Unsecured debt is a type of debt that does not use collateral to secure the loan. Things like car loans and mortgages are considered secured debt, since the car or home could be repossessed if you don’t pay back the loan. Personal loans, on the other hand, are often considered unsecured debt, because they don’t have that same risk.
What is unsecured debt?
Unsecured debt is any debt that does not have collateral backing — in other words, a lender cannot repossess or foreclose on an asset you own. Since the debt does not have an asset attached to it, it’s riskier for the lender. To compensate for this risk, lenders usually charge higher interest rates.
The interest rate charged on your unsecured debt is based on your creditworthiness. If your credit is good to excellent, you’ll qualify for the best rates.
Taking on this form of debt is common. As long as you know how to manage your debt properly, you can use unsecured debt to secure your financial future.
Examples of unsecured debt
Some common forms of unsecured debt are credit cards, student loans and personal loans. If you default on your student loan, your property won’t be taken — nothing has been put up as collateral.
Although lenders typically charge higher interest rates on unsecured debt, there are ways to get around this. For instance, you may be able to qualify for an introductory rate of 0 percent on a credit card. Another way to bypass the higher interest rates would be to pay your credit card bill in full each month.
What happens if you don’t pay an unsecured debt?
Although a lender can’t initially take your assets for not paying an unsecured debt, you’ll face other consequences. For one, you’ll be charged late fees for paying late. And if you go too long without making a payment, your unsecured debt will be sent to a collection agency.
Once your debt is sent to the collection agency, your credit score will decrease, since payment history accounts for 35 percent of your score. This will make it harder for you to successfully obtain loans in the future.
Depending on what type of unsecured loan you have, your wages might be subject to garnishment if you fail to repay your debt. A creditor might also sue you in court and place a lien against your property. If a court awards a judgment to the lender, this could put your personal assets at risk. Laws vary from state to state as to what personal assets would be exempt from seizure.
Unsecured debt vs. secured debt
Unlike unsecured debt, secured debt has an asset attached to it. Two of the most common forms of secured debt are mortgages and auto loans. If you don’t pay those debts, a lender can foreclose on your home or repossess your vehicle.
Since secured loans have assets attached to them, lenders typically charge lower interest rates. For example, while they’re similar products in terms of loan amounts and repayment terms, secured home equity loans have an average rate of 5.78 percent, while unsecured personal loans have an average rate of 11.88 percent.
However, both secured and unsecured debt impact your credit. If you miss a payment, this may be reported to the three major credit bureaus: TransUnion, Experian and Equifax.

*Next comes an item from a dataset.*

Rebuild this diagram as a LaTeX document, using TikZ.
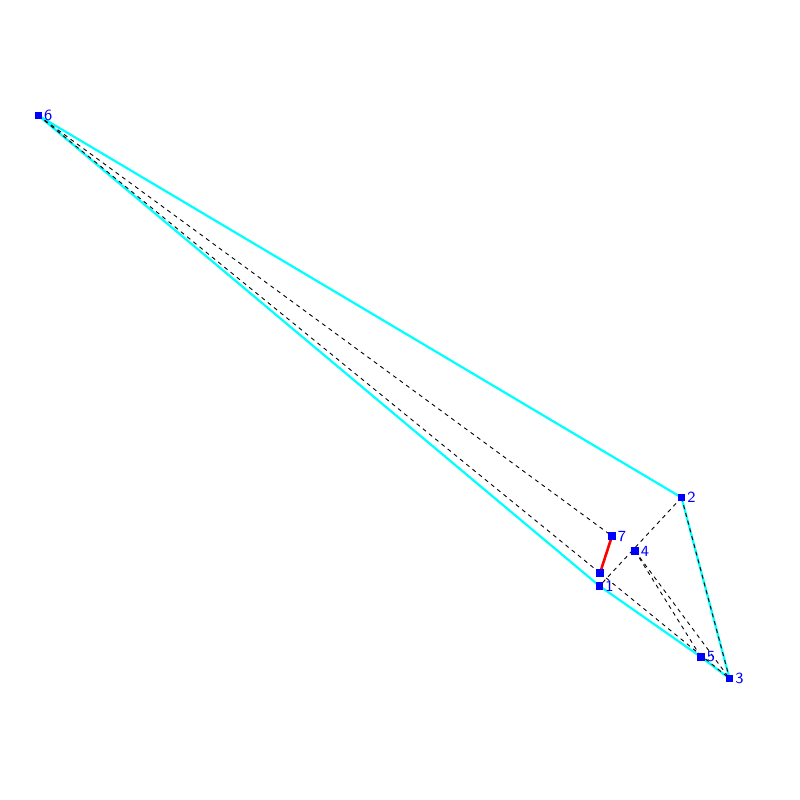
\documentclass[tikz,border=0pt]{standalone}
\usetikzlibrary{backgrounds}

\newlength{\du}
\setlength{\du}{0.01cm}

\definecolor{hullcolor}{rgb}{0.000000, 1.000000, 1.000000}
\definecolor{markcolor}{rgb}{0.000000, 0.000000, 1.000000}
\definecolor{cutcolor}{rgb}{1.000000, 0.000000, 0.000000}

\tikzset{
  vertex/.style={rectangle, fill=markcolor, inner sep=0pt, minimum size=7.5\du,
    label={[vlabel]0:#1}},
  vertex/.default={},
  vlabel/.style={text=markcolor, inner sep=0.6\du, font=\sffamily\fontsize{4.4}{5}\selectfont},
  hull/.style={draw=hullcolor, line width=2.2\du},
  diag/.style={draw=black, line width=0.9\du, dash pattern=on 4\du off 4\du},
  cut/.style={draw=cutcolor, line width=2.6\du}
}

\begin{document}
\begin{tikzpicture}
\pgftransformxscale{1.000000}
\pgftransformyscale{-1.000000}
\useasboundingbox (0\du,0\du) rectangle (800\du,800\du);
% points
\node[vertex=6] (p6) at (38.300000\du,115.500000\du) {};
\node[vertex=2] (p2) at (681.500000\du,497.500000\du) {};
\node[vertex=7] (p7) at (612.000000\du,536.000000\du) {};
\node[vertex=4] (p4) at (635.000000\du,551.000000\du) {};
\node[vertex] (p8) at (600.000000\du,573.000000\du) {};
\node[vertex=1] (p1) at (599.500000\du,586.000000\du) {};
\node[vertex=5] (p5) at (701.000000\du,657.000000\du) {};
\node[vertex=3] (p3) at (729.500000\du,678.500000\du) {};
\begin{pgfonlayer}{background}
% hull
\draw[hull] (p6.center)--(p2.center)--(p3.center)--(p5.center)--(p1.center)--cycle;
% diagonals
\draw[diag] (p6.center)--(p7.center);
\draw[diag] (p6.center)--(p8.center);
\draw[diag] (p2.center)--(p1.center);
\draw[diag] (p2.center)--(p3.center);
\draw[diag] (p8.center)--(p3.center);
\draw[diag] (p4.center)--(p5.center);
\draw[diag] (p4.center)--(p3.center);
% constraint
\draw[cut] (p7.center)--(p8.center);
\end{pgfonlayer}
\end{tikzpicture}
\end{document}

Unsecured Debt Secured Debt
Asset attached No Yes
Interest rate Typically higher Typically lower
Consequences of defaulting Lower credit score Lower credit score and repossession of asset attached
Given a title after repaying loan No Yes
How to get rid of unsecured debt
To eliminate unsecured debt, you essentially have two options: pay it off or file for bankruptcy.
If you’re looking to get rid of unsecured debt quicker, you can do so by cutting expenses and reallocating the money saved toward eliminating your debt. You could also look into refinancing your unsecured debt to get a lower interest rate or lower monthly payments.
However, if you are facing extreme financial difficulty or your credit score isn’t good, those two options might not be the right move for you. In that case, you might consider filing for bankruptcy.
Filing for bankruptcy will allow you to get rid of some unsecured debt like credit card debt, payday loans and personal loans. For student loans, you must prove that repayment would cause undue hardship in order to receive a discharge.
The bottom line
With unsecured loans, your assets are not at risk of being seized unless the court awards a judgment to the lender. However, it is still important to understand the consequences of not paying your unsecured debt. To avoid late fees and serious harm to your credit score, create a plan to pay off your unsecured debt before applying.